I’ve been playing with Windows 8 for a while now, and, I’m sorry to find myself saying this, but it’s unusable. It’s very very pretty, but unusable. I really would like it to work, but it simply doesn’t.
The problem is the user interface is changed radically, but contains no hints on how to use it. For example, it’s nice to be able to launch programs, but it’d be good to be able to stop them too. Worse, the fine control I need to be able to get the best out of my computer is completely missing.
Making computers unusable seems to be a bit of a fashion amongst UI designers at the moment. I’ve given up on Ubuntu for similar reasons (what kind of idiot thinks command lines aren’t useful for unix users? Ubuntu idiots, that’s who). I wish these designers would put usability ahead of pretty–pretty; as it is, both Windows 8 and Ubuntu belong to the bimbo school of design.

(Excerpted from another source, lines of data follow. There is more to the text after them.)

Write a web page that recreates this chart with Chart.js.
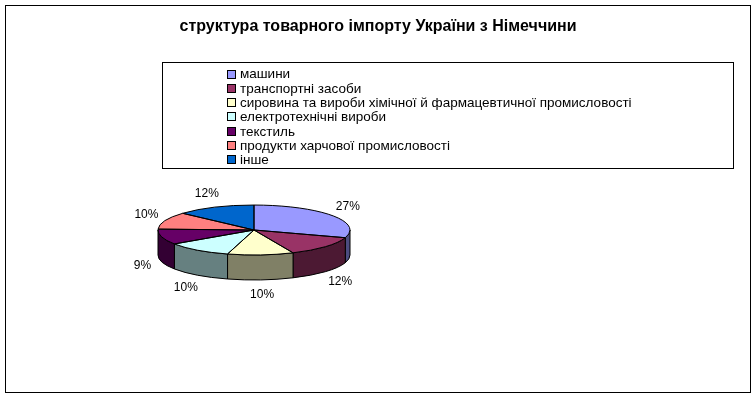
<!DOCTYPE html>
<html lang="uk">
<head>
<meta charset="utf-8" />
<title>структура товарного імпорту</title>
<script src="https://cdn.jsdelivr.net/npm/chart.js@4"></script>
<style>
  body { margin: 0; background: #fff; }
  canvas { display: block; }
</style>
</head>
<body>
<canvas id="pieChart" width="756" height="399"></canvas>
<script>
const titleText = 'структура товарного імпорту України з Німеччини';
const categories = [
  'машини',
  'транспортні засоби',
  'сировина та вироби хімічної й фармацевтичної промисловості',
  'електротехнічні вироби',
  'текстиль',
  'продукти харчової промисловості',
  'інше'
];
const shares = [27, 12, 10, 10, 9, 10, 12]; // підписи у %
const faceColors = ['#9999ff', '#993366', '#ffffcc', '#ccffff', '#660066', '#ff8080', '#0066cc'];
const sideColors = ['#4c4c80', '#4c1933', '#808066', '#668080', '#330033', '#804040', '#003366'];

const tilt = 0.26;  // сплющення верхньої грані
const depth = 25;   // висота бічної стінки
const font = 'Liberation Sans, Arial, sans-serif';

function pieGeom(chart) {
  const arcs = chart.getDatasetMeta(0).data;
  const r = arcs[0].outerRadius;
  return { arcs, cx: arcs[0].x, cy: arcs[0].y, rx: r, ry: r * tilt };
}

// рамка, заголовок, легенда
const frame = {
  id: 'frame',
  beforeDraw(chart) {
    const ctx = chart.ctx;
    ctx.save();
    ctx.fillStyle = '#fff';
    ctx.fillRect(0, 0, chart.width, chart.height);
    ctx.strokeStyle = '#000';
    ctx.lineWidth = 1;
    ctx.strokeRect(5.5, 5.5, 745, 387);
    ctx.fillStyle = '#000';
    ctx.font = 'bold 16px ' + font;
    ctx.textAlign = 'center';
    ctx.textBaseline = 'middle';
    ctx.fillText(titleText, 378, 27);

    ctx.strokeRect(162.5, 62.5, 571, 106);
    ctx.font = '13.5px ' + font;
    ctx.textAlign = 'left';
    categories.forEach((name, i) => {
      const y = 73.5 + i * 14.33;
      ctx.fillStyle = faceColors[i];
      ctx.fillRect(227.5, Math.round(y) - 3.5, 8, 8);
      ctx.strokeRect(227.5, Math.round(y) - 3.5, 8, 8);
      ctx.fillStyle = '#000';
      ctx.fillText(name, 240, y + 1);
    });
    ctx.restore();
  }
};

// об'ємний ефект: бічні стінки + стиснення верхньої грані
const pie3d = {
  id: 'pie3d',
  beforeDatasetsDraw(chart) {
    const ctx = chart.ctx;
    const g = pieGeom(chart);
    ctx.save();
    ctx.lineWidth = 1;
    ctx.strokeStyle = '#000';
    g.arcs.forEach((arc, i) => {
      const a = Math.max(arc.startAngle, 0);
      const b = Math.min(arc.endAngle, Math.PI);
      if (b <= a) return;
      ctx.beginPath();
      ctx.ellipse(g.cx, g.cy, g.rx, g.ry, 0, a, b);
      ctx.ellipse(g.cx, g.cy + depth, g.rx, g.ry, 0, b, a, true);
      ctx.closePath();
      ctx.fillStyle = sideColors[i];
      ctx.fill();
      ctx.stroke();
    });
    ctx.restore();
    ctx.save();
    ctx.translate(g.cx, g.cy);
    ctx.scale(1, tilt);
    ctx.translate(-g.cx, -g.cy);
  },
  afterDatasetsDraw(chart) {
    const ctx = chart.ctx;
    ctx.restore();
    const g = pieGeom(chart);
    ctx.save();
    ctx.lineWidth = 1;
    ctx.strokeStyle = '#000';
    g.arcs.forEach(arc => {
      ctx.beginPath();
      ctx.moveTo(g.cx, g.cy);
      ctx.ellipse(g.cx, g.cy, g.rx, g.ry, 0, arc.startAngle, arc.endAngle);
      ctx.closePath();
      ctx.stroke();
    });
    ctx.fillStyle = '#000';
    ctx.font = '12px ' + font;
    ctx.textAlign = 'center';
    ctx.textBaseline = 'middle';
    g.arcs.forEach((arc, i) => {
      const mid = (arc.startAngle + arc.endAngle) / 2;
      const s = Math.sin(mid);
      const x = g.cx + (g.rx + 20) * Math.cos(mid);
      const y = g.cy + (g.ry + 15) * s + (s > 0 ? depth : 0);
      ctx.fillText(shares[i] + '%', x, y);
    });
    ctx.restore();
  }
};

const ctx = document.getElementById('pieChart').getContext('2d');
new Chart(ctx, {
  type: 'pie',
  data: {
    labels: categories,
    datasets: [{
      data: shares,
      backgroundColor: faceColors,
      borderWidth: 0
    }]
  },
  options: {
    responsive: false,
    animation: false,
    layout: { padding: { left: 158, right: 406, top: 134, bottom: 73 } },
    plugins: {
      legend: { display: false },
      title: { display: false },
      tooltip: { enabled: false }
    }
  },
  plugins: [frame, pie3d]
});
</script>
</body>
</html>
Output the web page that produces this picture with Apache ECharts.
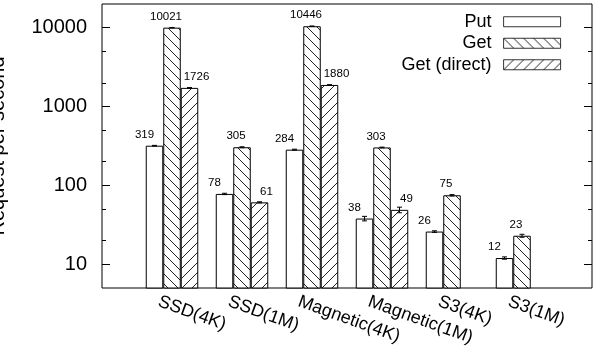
<!DOCTYPE html>
<html>
<head>
<meta charset="utf-8">
<script src="https://cdn.jsdelivr.net/npm/echarts@6/dist/echarts.min.js"></script>
<style>
html,body{margin:0;padding:0;background:#fff;}
#chart{width:595px;height:348px;}
</style>
</head>
<body>
<div id="chart"></div>
<script>
// data
var categories = ['SSD(4K)', 'SSD(1M)', 'Magnetic(4K)', 'Magnetic(1M)', 'S3(4K)', 'S3(1M)'];
var putData = [319, 78, 284, 38, 26, 12];
var getData = [10021, 305, 10446, 303, 75, 23];
var getDirectData = [1726, 61, 1880, 49, null, null];
var putErr = [3, 1.5, 4, 2.5, 0.6, 0.4];
var getErr = [60, 4, 80, 3, 1.5, 1];
var getDirectErr = [15, 1, 15, 4, null, null];
var majorTicks = [10, 100, 1000, 10000];
var minorTicks = [20, 50, 200, 500, 2000, 5000];

var FONT = 'Liberation Sans';
var barW = 17.5;

// empty slot at each end of the x axis
var slots = [''].concat(categories, ['']);
function pad(a){ return [null].concat(a, [null]); }

// diagonal hatch fill
function hatch(dir){
  var c = document.createElement('canvas');
  c.width = 10; c.height = 10;
  var g = c.getContext('2d');
  g.fillStyle = '#fff';
  g.fillRect(0, 0, 10, 10);
  g.strokeStyle = '#222';
  g.lineWidth = 1;
  g.beginPath();
  if (dir > 0) { g.moveTo(-2, 12); g.lineTo(12, -2); }
  else { g.moveTo(-2, -2); g.lineTo(12, 12); }
  g.stroke();
  return {image: c, repeat: 'repeat'};
}

function barSeries(name, vals, fill, labelOff){
  return {
    name: name,
    type: 'bar',
    xAxisIndex: 0,
    yAxisIndex: 0,
    barWidth: barW,
    barGap: '0%',
    data: pad(vals),
    itemStyle: {color: fill, borderColor: '#000', borderWidth: 1},
    label: {
      show: true,
      position: 'top',
      distance: 5,
      offset: [labelOff, 0],
      color: '#000',
      fontFamily: FONT,
      fontSize: 11.5
    }
  };
}

function errSeries(vals, errs, off){
  var d = [];
  vals.forEach(function(v, i){
    if (v != null) d.push([i + 1, v - errs[i], v + errs[i]]);
  });
  return {
    type: 'custom',
    xAxisIndex: 0,
    yAxisIndex: 0,
    z: 5,
    silent: true,
    data: d,
    renderItem: function(params, api){
      var lo = api.coord([api.value(0), api.value(1)]);
      var hi = api.coord([api.value(0), api.value(2)]);
      var x = lo[0] + off, w = 2.5;
      var st = {stroke: '#000', lineWidth: 1};
      return {type: 'group', children: [
        {type: 'line', shape: {x1: x, y1: lo[1], x2: x, y2: hi[1]}, style: st},
        {type: 'line', shape: {x1: x - w, y1: lo[1], x2: x + w, y2: lo[1]}, style: st},
        {type: 'line', shape: {x1: x - w, y1: hi[1], x2: x + w, y2: hi[1]}, style: st}
      ]};
    }
  };
}

function logAxis(pos, ticks, len, labels){
  return {
    type: 'log',
    logBase: 10,
    min: 5,
    max: 20000,
    position: pos,
    axisLine: {show: false},
    splitLine: {show: false},
    axisTick: {show: true, inside: true, length: len, customValues: ticks, lineStyle: {color: '#000'}},
    axisLabel: labels ? {
      show: true, customValues: ticks, margin: 15,
      formatter: function(v){ return String(Math.round(v)); },
      color: '#000', fontFamily: FONT, fontSize: 20
    } : {show: false}
  };
}

var chart = echarts.init(document.getElementById('chart'));

var yMain = logAxis('left', majorTicks, 8, true);
yMain.name = 'Request per second';
yMain.nameLocation = 'middle';
yMain.nameGap = 94;
yMain.nameTextStyle = {color: '#000', fontFamily: FONT, fontSize: 20};

chart.setOption({
  animation: false,
  textStyle: {fontFamily: FONT},
  grid: {
    left: 102, right: 3, top: 4, bottom: 60,
    containLabel: false, outerBoundsMode: 'none',
    show: true, borderColor: '#000', borderWidth: 1
  },
  legend: {
    data: ['Put', 'Get', 'Get (direct)'],
    orient: 'vertical',
    right: 29,
    top: 6,
    align: 'right',
    icon: 'rect',
    itemWidth: 57,
    itemHeight: 10,
    itemGap: 0,
    itemStyle: {borderWidth: 0.8, borderColor: '#000'},
    textStyle: {color: '#000', fontFamily: FONT, fontSize: 18, lineHeight: 21.5, padding: [0, 7, 0, 0]}
  },
  xAxis: [
    {
      type: 'category',
      data: slots,
      boundaryGap: false,
      axisLine: {show: false},
      axisTick: {show: false},
      axisLabel: {show: false}
    },
    {
      type: 'value',
      min: 0,
      max: 7,
      position: 'bottom',
      axisLine: {show: false},
      axisTick: {show: false},
      splitLine: {show: false},
      axisLabel: {
        customValues: categories.map(function(c, i){ return i + 1 - 0.19; }),
        formatter: function(v){ return categories[Math.round(v) - 1]; },
        rotate: -20,
        margin: 13,
        color: '#000',
        fontFamily: FONT,
        fontSize: 18
      }
    }
  ],
  yAxis: [
    yMain,
    logAxis('left', minorTicks, 4, false),
    logAxis('right', majorTicks, 8, false),
    logAxis('right', minorTicks, 4, false)
  ],
  series: [
    barSeries('Put', putData, '#fff', -10),
    barSeries('Get', getData, hatch(-1), -6),
    barSeries('Get (direct)', getDirectData, hatch(1), 7),
    errSeries(putData, putErr, -barW),
    errSeries(getData, getErr, 0),
    errSeries(getDirectData, getDirectErr, barW)
  ]
});
</script>
</body>
</html>
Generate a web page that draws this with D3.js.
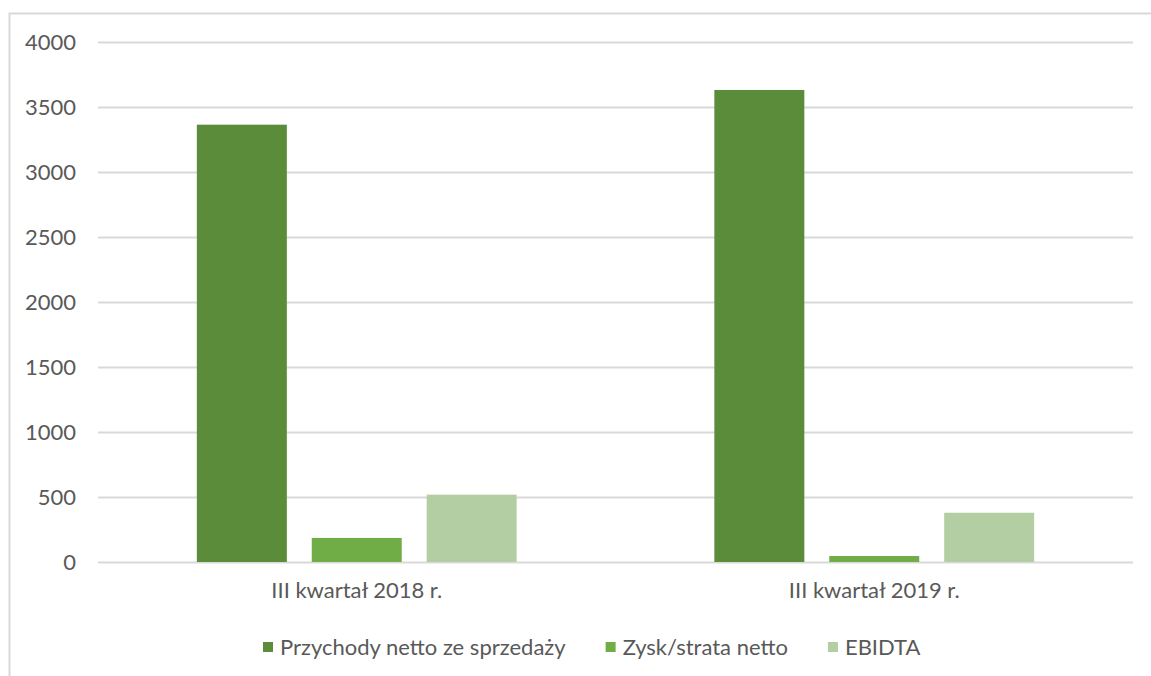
<!DOCTYPE html>
<html>
<head>
    <meta charset="utf-8">
    <script src="https://d3js.org/d3.v7.min.js"></script>
    <style>
        body { margin: 0; background: #fff; }
        text { font-family: Lato, "Open Sans", sans-serif; fill: #595959; }
    </style>
</head>
<body>
    <svg id="chart"></svg>
    <script>
        var categories = ["III kwartał 2018 r.", "III kwartał 2019 r."];
        var seriesNames = ["Przychody netto ze sprzedaży", "Zysk/strata netto", "EBIDTA"];
        var przychody = [3364, 3631];
        var zysk = [185, 46];
        var ebidta = [518, 379];
        var yTicks = [0, 500, 1000, 1500, 2000, 2500, 3000, 3500, 4000];
        var colors = ["#5b8c3a", "#70ad47", "#b4cea4"];

        var values = [przychody, zysk, ebidta];
        var data = categories.map(function (c, i) {
            return { cat: c, vals: seriesNames.map(function (s, j) { return { name: s, v: values[j][i] }; }) };
        });

        var width = 1151, height = 676;
        var plotLeft = 98, plotRight = 1133, plotTop = 42, plotBottom = 562;
        var fontSize = "22px";

        var svg = d3.select("#chart").attr("width", width).attr("height", height);

        // outer frame
        svg.append("path")
            .attr("d", "M9.5," + (height + 2) + "V13.5H" + (width + 2))
            .attr("fill", "none")
            .attr("stroke", "#d9d9d9")
            .attr("stroke-width", 2);

        var y = d3.scaleLinear().domain([0, 4000]).range([plotBottom, plotTop]);
        var x0 = d3.scaleBand().domain(categories).range([plotLeft, plotRight])
            .paddingInner(0.382).paddingOuter(0.191);
        var x1 = d3.scaleBand().domain(seriesNames).range([0, x0.bandwidth()])
            .paddingInner(0.217).paddingOuter(0);

        // gridlines + labels
        var yAxis = d3.axisLeft(y).tickValues(yTicks).tickFormat(d3.format("d"))
            .tickSize(-(plotRight - plotLeft)).tickPadding(22);
        var ga = svg.append("g").attr("transform", "translate(" + plotLeft + ",0)").call(yAxis);
        ga.select(".domain").remove();
        ga.selectAll(".tick line").attr("stroke", "#d9d9d9").attr("stroke-width", 2);
        ga.selectAll(".tick text").style("font-size", fontSize).attr("fill", "#595959")
            .style("font-family", "Lato, sans-serif");

        // bars
        var groups = svg.selectAll(".grp").data(data).enter().append("g")
            .attr("transform", function (d) { return "translate(" + x0(d.cat) + ",0)"; });
        groups.selectAll("rect").data(function (d) { return d.vals; }).enter().append("rect")
            .attr("x", function (d) { return x1(d.name); })
            .attr("width", x1.bandwidth())
            .attr("y", function (d) { return y(d.v); })
            .attr("height", function (d) { return y(0) - y(d.v); })
            .attr("fill", function (d, i) { return colors[i]; });

        // x axis labels
        var xAxis = d3.axisBottom(x0).tickSize(0).tickPadding(20);
        var gx = svg.append("g").attr("transform", "translate(0," + plotBottom + ")").call(xAxis);
        gx.select(".domain").remove();
        gx.selectAll(".tick text").style("font-size", fontSize).attr("fill", "#595959")
            .style("font-family", "Lato, sans-serif");

        // legend
        var legend = svg.append("g").attr("transform", "translate(263,647)");
        var lx = 0;
        seriesNames.forEach(function (s, i) {
            var item = legend.append("g").attr("transform", "translate(" + lx + ",0)");
            item.append("rect").attr("x", 0).attr("y", -5).attr("width", 10).attr("height", 10)
                .attr("fill", colors[i]);
            var t = item.append("text").attr("x", 17).attr("y", 0).attr("dy", "0.35em")
                .style("font-size", fontSize).text(s);
            lx += 17 + t.node().getComputedTextLength() + 40;
        });
    </script>
</body>
</html>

To me, it’s Microsoft’s next Vista. I suspect we need to wait until Windows 9 to get the working version. In the meantime, I’ll probably stick with Windows 7, which remains very very good. Well, almost: that also contains some features which make it a bastard to use in places, but you can turn those menus back on and get access to the things needed to get work done. Why can’t I do that with Windows 8?
I’ve one hope: I’ve been using a pre–release version of Windows 8. Perhaps Microsoft have restored the essentials to make it usable in the product itself. I’ll see when it’s released, I guess.